The next stage of our work is publication. Because all our material is in electronic form, and because of the sheer quantity of it, publication must be in electronic form. We published the first CD-ROM, of the Wife of Bath's Prologue, in June 1996; our second CD-ROM, of the General Prologue, will be published early in 2000. These CD-ROMs present transcripts and images of all the text in all the witnesses, as can be seen in this image and transcript of the first lines of the Fitzwilliam manuscript:

Figure 9: transcripts and images of the Fitzwilliam manuscript

They also present a complete word by word collation of the text, as in this example (for the first word of the Wife of Bath's Prologue)

Figure 10: presentation of the regularized collation on the CD-ROM

We include much else on each CD-ROM: descriptions of each witness (done by Dan Mosser), transcripts of the glosses (from Stephen Partridge); articles by members or associates of the project. Perhaps the most unusual feature of the CD-ROMs are the spelling databases. In these, we give every spelling of every manuscript form, classified by headword and part of speech. Here is the beginning of the entry for the verb 'to be' in the spelling database:

Figure 11: the spelling database

The entry for 'be' is divided into some thirty different parts of speech, with all the spellings for each part of speech in all the witnesses grouped together. Hypertext links take the reader to the single-witness spelling database for a given witness, or to the text of all occurrences of this spelling in a particular witness, and from there to the transcription of the witness itself.

All of what I have described is present on the Wife of Bath's Prologue CD-ROM. As well as all this, we plan to include on the General Prologue CD-ROM a tool for stemmatic analysis (SplitsTree) and the variant database. We will also include instructions for their use, and some samples of how we have used them. Readers will then be able to use these to carry out their own analysis.

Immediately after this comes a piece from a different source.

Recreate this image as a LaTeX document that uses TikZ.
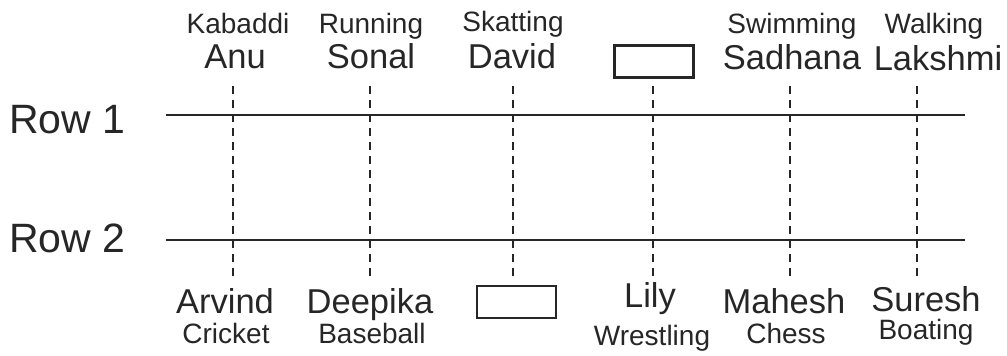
\documentclass[tikz,border=0pt]{standalone}
\usepackage{fontspec}
\setmainfont{Liberation Sans}
\begin{document}
\begin{tikzpicture}[x=1pt,y=-1pt,
  txt/.style={inner sep=0pt,anchor=base,text=black!85},
  namelbl/.style={txt,font=\fontsize{34.5}{38}\selectfont},
  sportlbl/.style={txt,font=\fontsize{28}{30}\selectfont},
  rowlbl/.style={txt,anchor=base west,font=\fontsize{41}{44}\selectfont},
  rowline/.style={line width=2.8pt,black!85},
  vdash/.style={line width=2.8pt,black!85,dash pattern=on 8pt off 6pt},
  blank/.style={draw=black!85,line width=2.4pt,inner sep=0pt,minimum width=79pt,minimum height=32pt}]
\useasboundingbox (0,0) rectangle (1007,356);
% row labels and lines
\node[rowlbl] (r1) at (9,133) {Row 1};
\node[rowlbl] (r2) at (9,252) {Row 2};
\coordinate (r1a) at (166,115); \coordinate (r1b) at (965,115);
\coordinate (r2a) at (166,240); \coordinate (r2b) at (965,240);
\draw[rowline] (r1a) -- (r1b);
\draw[rowline] (r2a) -- (r2b);
% vertical dashed lines
\foreach \i/\x in {1/233,2/370,3/513,4/653,5/790,6/917}{
  \coordinate (t\i) at (\x,86);
  \coordinate (b\i) at (\x,278);
  \draw[vdash] (t\i) -- (b\i);
}
% top labels
\node[sportlbl] (s1) at (238,33) {Kabaddi};
\node[namelbl] (n1) at (235,68) {Anu};
\node[sportlbl] (s2) at (371,33) {Running};
\node[namelbl] (n2) at (371,68) {Sonal};
\node[sportlbl] (s3) at (513,31) {Skatting};
\node[namelbl] (n3) at (512,68) {David};
\node[blank] (bx1) at (654,61.5) {};
\node[sportlbl] (s5) at (792,33) {Swimming};
\node[namelbl] (n5) at (792,69) {Sadhana};
\node[sportlbl] (s6) at (934,33) {Walking};
\node[namelbl] (n6) at (938,70) {Lakshmi};
% bottom labels
\node[namelbl] (m1) at (225,313) {Arvind};
\node[sportlbl] (c1) at (226,343) {Cricket};
\node[namelbl] (m2) at (370,313) {Deepika};
\node[sportlbl] (c2) at (372,343) {Baseball};
\node[blank] (bx2) at (516.5,302) {};
\node[namelbl] (m4) at (650,307) {Lily};
\node[sportlbl] (c4) at (652,345) {Wrestling};
\node[namelbl] (m5) at (784,313) {Mahesh};
\node[sportlbl] (c5) at (786,343) {Chess};
\node[namelbl] (m6) at (926,311) {Suresh};
\node[sportlbl] (c6) at (926,339) {Boating};
\end{tikzpicture}
\end{document}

We began this work with the intention of trying to create a better reading text of The Canterbury Tales. As the work has proceeded, our aims have changed. Rather than trying to create a better reading text, we now see our aim as helping readers to read these many texts. Thus, from what we provide, readers can read the transcripts, examine the manuscripts behind the transcripts, see what different readings are available at any one word, and determine the significance of a particular reading occurring in a particular group of manuscripts. Perhaps this aim is less grand than making a 'definitive' text; but it may also be more useful.

Next steps

In early 1999, the Project (after some ten years of hand-to-mouth existence) received secure medium-term funding, until 2004, from the Arts and Humanities Research Board. With this funding, we are now able to plan and achieve a publication schedule over the five years from 1999 to 2004. Our aim is to produce the equivalent of ten CD-ROMs in this period. The first of these will be Elizabeth Solopova's edition of The General Prologue, to be published in early 2000. This will be followed by Lorna Stevenson's edition of The Miller's Tale. We plan to follow this by a series of 'single-manuscript' CD-ROMs, presenting a full set of digital images of all pages in the manuscript, a full transcript of the text of the manuscript, a description, and a variety of other materials. These latter publications will require the full co-operation of the libraries which own the manuscripts, and we are at an advanced stage of negotiation with these libraries. We hope to publish the first of these 'single-manuscript' CD-ROMs in 2000.

We are also actively exploring the option of internet publication. Our first CD-ROMs (the Wife of Bath, and forthcoming General Prologue and Miller's Tale) all use DynaText software, from Electronic Book Technologies (now part of Inso Corporation). This software is now rather old (in computing terms), is not adequate to the increasing complexity of our publications, and (especially) cannot run over the internet. We believe that publications of this type should be available with an identical interface for CD-ROM and the internet. Therefore we are developing, with the Centre for Technology and the Arts, a suite of software tools which will permit very complex and large SGML-based publications such as ours to be distributed in identical form over the web and on CD-ROM.